Não é muito difícil perceber que o leviano é alguém vocacionado à deslealdade, mesmo sem o saber. Trata-se duma espécie de profissional da opinião irrefletida — típica de indivíduos cujas escolhas decisivas oscilam conforme momentâneas conveniências. Não que o leviano seja incapaz de amizade, mas na prática é inapto para perceber o que realmente nobilita uma relação entre amigos. Ele vive na superfície das próprias satisfações ou insatisfações cotidianas, e, na embriaguez das selvagens emoções às quais sucumbe, não mantém laços firmes com as demais pessoas. O leviano é, pois, o visceral amigo do próprio umbigo, e este seu resiliente egoísmo não provém do acaso, mas da incapacidade de renúncia, nota distintiva do amor.

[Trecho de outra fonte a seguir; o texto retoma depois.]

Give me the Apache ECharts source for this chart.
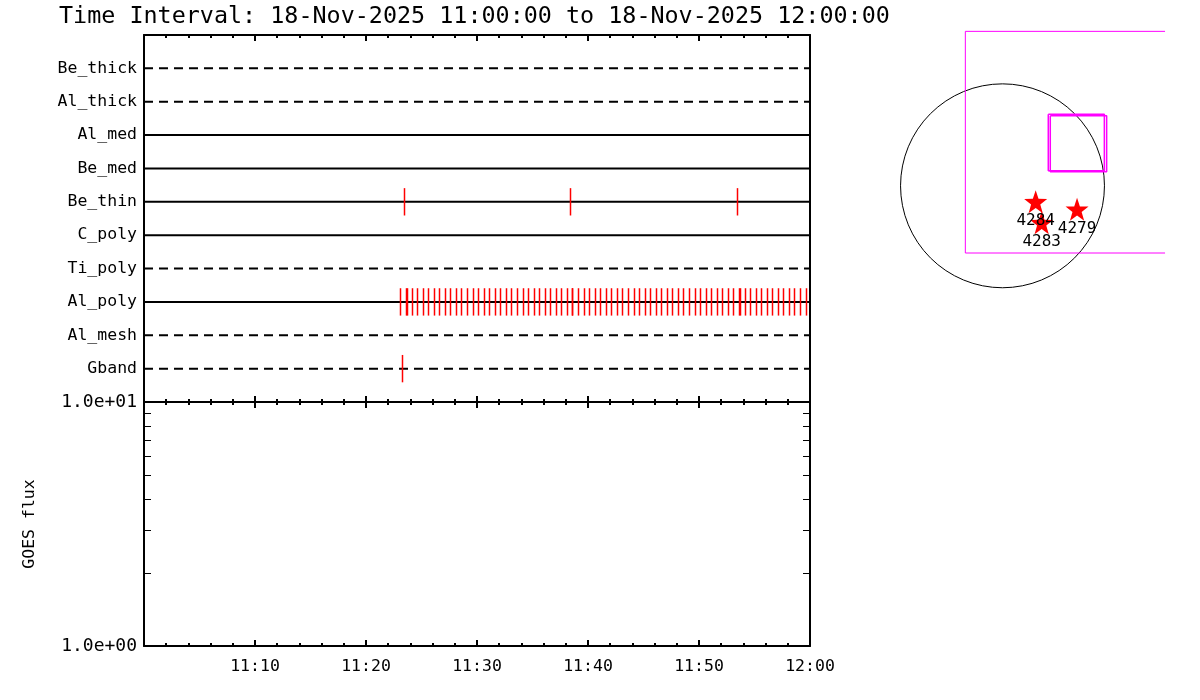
<!DOCTYPE html>
<html>
<head>
<meta charset="utf-8">
<title>Time Interval chart</title>
<script src="https://cdn.jsdelivr.net/npm/echarts@6/dist/echarts.min.js"></script>
<style>
  html, body { margin: 0; padding: 0; background: #fff; }
  #chart { width: 1200px; height: 700px; }
</style>
</head>
<body>
<div id="chart"></div>
<script>
// ---------------- data ----------------
const titleText = 'Time Interval: 18-Nov-2025 11:00:00 to 18-Nov-2025 12:00:00';
const timeStart = '11:00:00';
const timeEnd = '12:00:00';

// detector rows, top to bottom
const rowNames = ['Be_thick', 'Al_thick', 'Al_med', 'Be_med', 'Be_thin',
                  'C_poly', 'Ti_poly', 'Al_poly', 'Al_mesh', 'Gband'];

// event times (red marks) per row
const beThinTimes = ['11:23:28', '11:38:25', '11:53:28'];
const gbandTimes = ['11:23:17'];
const alPolyTimes = [
  '11:23:06', '11:23:36', '11:24:06', '11:24:36', '11:25:06', '11:25:36', '11:26:06', '11:26:36', '11:27:06', '11:27:36',
  '11:28:06', '11:28:36', '11:29:06', '11:29:36', '11:30:06', '11:30:36', '11:31:06', '11:31:36', '11:32:06', '11:32:36',
  '11:33:06', '11:33:36', '11:34:06', '11:34:36', '11:35:06', '11:35:36', '11:36:06', '11:36:36', '11:37:06', '11:37:36',
  '11:38:06', '11:38:36', '11:39:06', '11:39:36', '11:40:06', '11:40:36', '11:41:06', '11:41:36', '11:42:06', '11:42:36',
  '11:43:06', '11:43:36', '11:44:06', '11:44:36', '11:45:06', '11:45:36', '11:46:06', '11:46:36', '11:47:06', '11:47:36',
  '11:48:06', '11:48:36', '11:49:06', '11:49:36', '11:50:06', '11:50:36', '11:51:06', '11:51:36', '11:52:06', '11:52:36',
  '11:53:06', '11:53:36', '11:54:06', '11:54:36', '11:55:06', '11:55:36', '11:56:06', '11:56:36', '11:57:06', '11:57:36',
  '11:58:06', '11:58:36', '11:59:06', '11:59:36',
  '11:23:41', '11:38:31', '11:53:41'
];

// GOES flux panel (log axis, no data in this interval)
const fluxRange = [1, 10];
const fluxMinorTicks = [2, 3, 4, 5, 6, 7, 8, 9];

// solar map panel (arcsec)
const sunCenter = [0, 0];
const sunRadius = 971;
const mapFov = [[1548, 1471], [-354, 1471], [-354, -640], [1548, -640]];
const boxA = [[436, 681], [970, 681], [970, 144], [436, 144], [436, 681]];
const boxB = [[455, 668], [992, 668], [992, 134], [455, 134], [455, 668]];
const regionNames = ['4284', '4283', '4279'];
const regionX = [316, 373, 710];
const regionY = [-151, -351, -224];

// ---------------- styles ----------------
const rowLineTypes = ['dashed', 'dashed', 'solid', 'solid', 'solid',
                      'solid', 'dashed', 'solid', 'dashed', 'dashed'];
const FONT = 'DejaVu Sans Mono';
const DASH = [9, 6];
const STAR = 'path://M0,-10 L2.35,-3.24 L9.51,-3.09 L3.8,1.24 L5.88,8.09 L0,4 L-5.88,8.09 L-3.8,1.24 L-9.51,-3.09 L-2.35,-3.24 Z';

// ---------------- helpers ----------------
function toSec(t) {
  const p = t.split(':').map(Number);
  return p[0] * 3600 + p[1] * 60 + (p[2] || 0);
}
const TMIN = toSec(timeStart);
const TMAX = toSec(timeEnd);
function fmtHM(v) {
  if (v === TMIN) return '';
  const h = Math.floor(v / 3600), m = Math.round((v % 3600) / 60);
  return String(h).padStart(2, '0') + ':' + String(m).padStart(2, '0');
}
function fmtExp(v) {
  const e = Math.round(Math.log10(v));
  const mant = v / Math.pow(10, e);
  return mant.toFixed(1) + 'e' + (e < 0 ? '-' : '+') + String(Math.abs(e)).padStart(2, '0');
}

const black = '#000000';
function timeAxis(grid, pos, labels) {
  return {
    gridIndex: grid, type: 'value', position: pos, min: TMIN, max: TMAX, interval: 600,
    axisLine: { show: true, onZero: false, lineStyle: { color: black, width: 2 } },
    axisTick: { show: true, inside: true, length: 6, lineStyle: { color: black, width: 2 } },
    minorTick: { show: true, splitNumber: 5, length: 3, lineStyle: { color: black, width: 2 } },
    axisLabel: { show: labels, formatter: fmtHM, color: black, fontFamily: FONT, fontSize: 16.5, margin: 12 },
    splitLine: { show: false }
  };
}

// ---------------- series ----------------
const series = [];

rowNames.forEach(function (name, i) {
  series.push({
    type: 'line', xAxisIndex: 0, yAxisIndex: 0, silent: true, showSymbol: false, symbol: 'none',
    data: [[TMIN, i + 1], [TMAX, i + 1]],
    lineStyle: { color: black, width: 2, type: rowLineTypes[i] === 'dashed' ? DASH : 'solid' },
    z: 2
  });
});

function eventSeries(times, rowName) {
  const row = rowNames.indexOf(rowName) + 1;
  return {
    type: 'custom', xAxisIndex: 0, yAxisIndex: 0, silent: true, z: 4,
    data: times.map(function (t) { return [toSec(t), row]; }),
    renderItem: function (params, api) {
      const t = api.value(0), r = api.value(1);
      const a = api.coord([t, r - 0.41]);
      const b = api.coord([t, r + 0.41]);
      const x = Math.round(a[0]) + 0.5;
      return {
        type: 'line',
        shape: { x1: x, y1: a[1], x2: x, y2: b[1] },
        style: { stroke: '#ff0000', lineWidth: 1.5 }
      };
    }
  };
}
series.push(eventSeries(beThinTimes, 'Be_thin'));
series.push(eventSeries(alPolyTimes, 'Al_poly'));
series.push(eventSeries(gbandTimes, 'Gband'));

// GOES log-axis minor ticks (left and right frame)
series.push({
  type: 'custom', xAxisIndex: 2, yAxisIndex: 2, silent: true, z: 5,
  data: fluxMinorTicks.map(function (v) { return [TMIN, v]; }),
  renderItem: function (params, api) {
    const v = api.value(1);
    const l = api.coord([TMIN, v]);
    const r = api.coord([TMAX, v]);
    const y = Math.round(l[1]) + 0.5;
    return {
      type: 'group',
      children: [
        { type: 'line', shape: { x1: l[0], y1: y, x2: l[0] + 7, y2: y }, style: { stroke: black, lineWidth: 1 } },
        { type: 'line', shape: { x1: r[0] - 7, y1: y, x2: r[0], y2: y }, style: { stroke: black, lineWidth: 1 } }
      ]
    };
  }
});

// solar disk
series.push({
  type: 'custom', xAxisIndex: 4, yAxisIndex: 4, silent: true, z: 2,
  data: [[sunCenter[0], sunCenter[1], sunRadius]],
  renderItem: function (params, api) {
    const c = api.coord([api.value(0), api.value(1)]);
    const r = api.size([api.value(2), 0])[0];
    return { type: 'circle', shape: { cx: c[0], cy: c[1], r: r }, style: { fill: 'none', stroke: black, lineWidth: 1 } };
  }
});

function mapLine(data, width) {
  return {
    type: 'line', xAxisIndex: 4, yAxisIndex: 4, silent: true, showSymbol: false, symbol: 'none',
    data: data, lineStyle: { color: '#ff00ff', width: width, opacity: 1 }, z: 3
  };
}
series.push(mapLine(mapFov, 1));
series.push(mapLine(boxA, 1.5));
series.push(mapLine(boxB, 1.5));

series.push({
  type: 'scatter', xAxisIndex: 4, yAxisIndex: 4, silent: true, z: 4,
  symbol: STAR, symbolSize: 23,
  itemStyle: { color: '#ff0000', opacity: 1 },
  data: regionNames.map(function (n, i) { return { name: n, value: [regionX[i], regionY[i]] }; }),
  label: {
    show: true, position: 'bottom', distance: 0, formatter: '{b}',
    color: black, fontFamily: FONT, fontSize: 16
  }
});

// ---------------- option ----------------
const option = {
  animation: false,
  backgroundColor: '#ffffff',
  textStyle: { fontFamily: FONT, color: black },
  title: {
    text: titleText, left: 59, top: 5, padding: 0,
    textStyle: { fontFamily: FONT, fontSize: 23.4, fontWeight: 'normal', color: black }
  },
  grid: [
    { left: 144, top: 35, width: 666, height: 367 },
    { left: 144, top: 402, width: 666, height: 244 },
    { left: 897.5, top: 17.8, width: 273, height: 283.5 }
  ],
  xAxis: [
    timeAxis(0, 'bottom', false),
    timeAxis(0, 'top', false),
    timeAxis(1, 'bottom', true),
    timeAxis(1, 'top', false),
    { gridIndex: 2, type: 'value', min: -1000, max: 1600, show: false }
  ],
  yAxis: [
    {
      gridIndex: 0, type: 'value', position: 'left', min: 0, max: rowNames.length + 1, interval: 1, inverse: true,
      axisLine: { show: true, onZero: false, lineStyle: { color: black, width: 2 } },
      axisTick: { show: false },
      axisLabel: {
        color: black, fontFamily: FONT, fontSize: 16.5, margin: 7,
        formatter: function (v) { return rowNames[v - 1] || ''; }
      },
      splitLine: { show: false }
    },
    {
      gridIndex: 0, type: 'value', position: 'right', min: 0, max: rowNames.length + 1, interval: 1, inverse: true,
      axisLine: { show: true, onZero: false, lineStyle: { color: black, width: 2 } },
      axisTick: { show: false }, axisLabel: { show: false }, splitLine: { show: false }
    },
    {
      gridIndex: 1, type: 'log', logBase: 10, position: 'left', min: fluxRange[0], max: fluxRange[1],
      name: 'GOES flux', nameLocation: 'middle', nameGap: 106, nameRotate: 90,
      nameTextStyle: { color: black, fontFamily: FONT, fontSize: 16.5 },
      axisLine: { show: true, onZero: false, lineStyle: { color: black, width: 2 } },
      axisTick: { show: false },
      axisLabel: { color: black, fontFamily: FONT, fontSize: 18, margin: 7, formatter: fmtExp },
      splitLine: { show: false }
    },
    {
      gridIndex: 1, type: 'log', logBase: 10, position: 'right', min: fluxRange[0], max: fluxRange[1],
      axisLine: { show: true, onZero: false, lineStyle: { color: black, width: 2 } },
      axisTick: { show: false }, axisLabel: { show: false }, splitLine: { show: false }
    },
    { gridIndex: 2, type: 'value', min: -1100, max: 1600, show: false }
  ],
  series: series
};

const chart = echarts.init(document.getElementById('chart'), null, { renderer: 'canvas' });
chart.setOption(option);
</script>
</body>
</html>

Ora, só renuncia quem possui, e o leviano jamais entra na posse efetiva dos bens imateriais: a beleza, a verdade, a unidade e a bondade são idéias voláteis, etéreas, na cabeça de quem vai sobrevivendo nesta falsa leveza de espírito.

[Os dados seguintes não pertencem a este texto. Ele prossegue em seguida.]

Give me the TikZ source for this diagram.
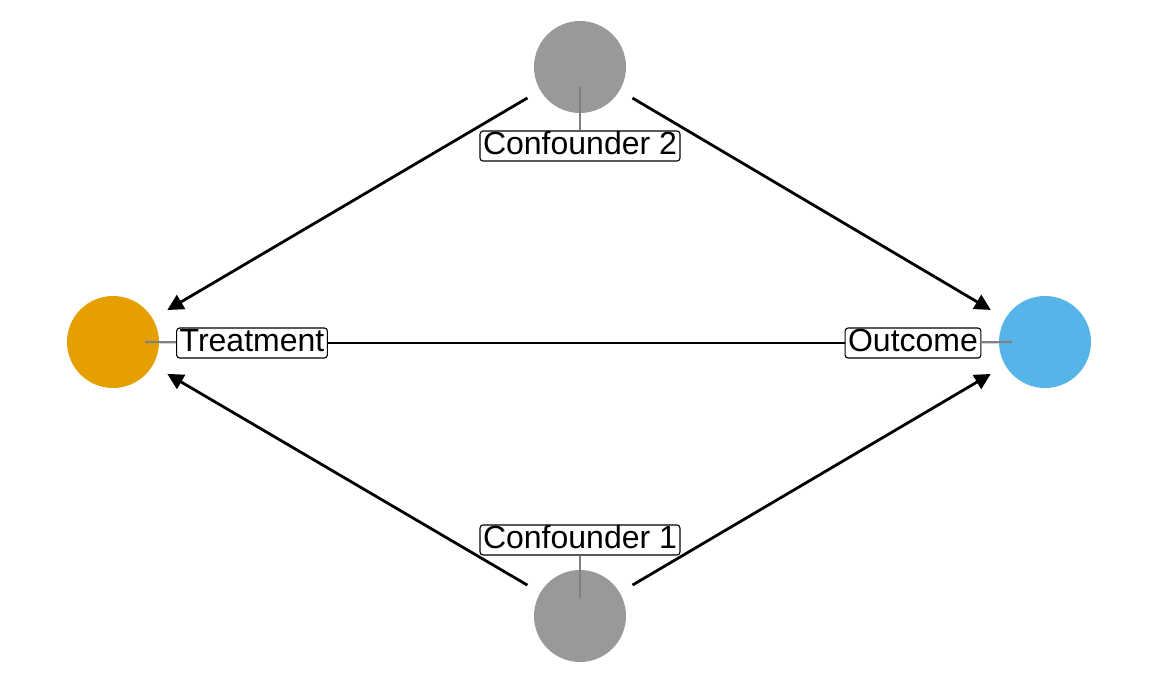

Nas palavras de Hildebrand, no turbilhão de sua existência o homem leviano não consegue estabilidade nem mesmo nas coisas que leva a sério. É como uma peneira humana que deixa vazar o essencial, o sumo, o mais importante. Não sendo, pois, fiel às próprias impressões, porque estas mudam duma hora para outra, ao leviano está vedada a fidelidade às outras pessoas — não propriamente por malícia, e sim por inépcia. A sua desgovernada intensidade afetiva é uma erupção vulcânica que destrói a hierarquia dos valores e o faz perder a crença em si mesmo, embora camufle esta insegurança existencial com a assertividade frívola acima mencionada.
O leviano comete suicídio psíquico sem ter a mais ínfima noção do próprio estado. A sua ânsia de gozar o momento presente, maligno carpe diem do qual não consegue desagrilhoar-se, é signo perceptível da incapacidade de ir às camadas mais profundas da ação moral. Aqui, não sejamos eufemísticos: o leviano não ama; ele se entretém. Portanto, a cultura do entretenimento — imperante no mundo globalizado onde tudo tende a uma forçosa homogeneização a partir do que é baixo, vulgar, grotesco — é o habitat natural em que a sua irreflexão deita raízes. O coração leviano nunca será de ninguém, como diz uma canção popular.
Quando os chamados “bens culturais”, expressão equívoca a não mais poder, induzem à leviandade em larga escala, acontece o que vemos hoje: cresce o número de gente incapaz de manter relações profundas, sinceras, amigas. A alegria tem uma morte social, mas não para dar lugar à tristeza, como seria de se esperar, e sim a dissipações de todos os tipos. Em tal configuração, é loucura dar sem exigir de imediato algo em troca; a propósito, uma sociedade de levianos é hospício a céu aberto onde zumbis se arrastam pela vida apáticos diante do bem e do mal.
Esta cínica alegria dos levianos faz com que o seu contato com o mundo exterior seja representativo duma comunicabilidade ilusória, na qual a troca de bens reais, objetivos, simplesmente não existe. Se tal patologia, por desgraça, começa a ganhar terreno, a anestesia coletiva apodera-se do conjunto da sociedade de maneira insidiosa e faz destas almas ocas um exército imbatível, composto de rostos sem feições identificáveis.
Qualquer analogia da realidade descrita nos parágrafos acima com o Brasil contemporâneo não será leviandade.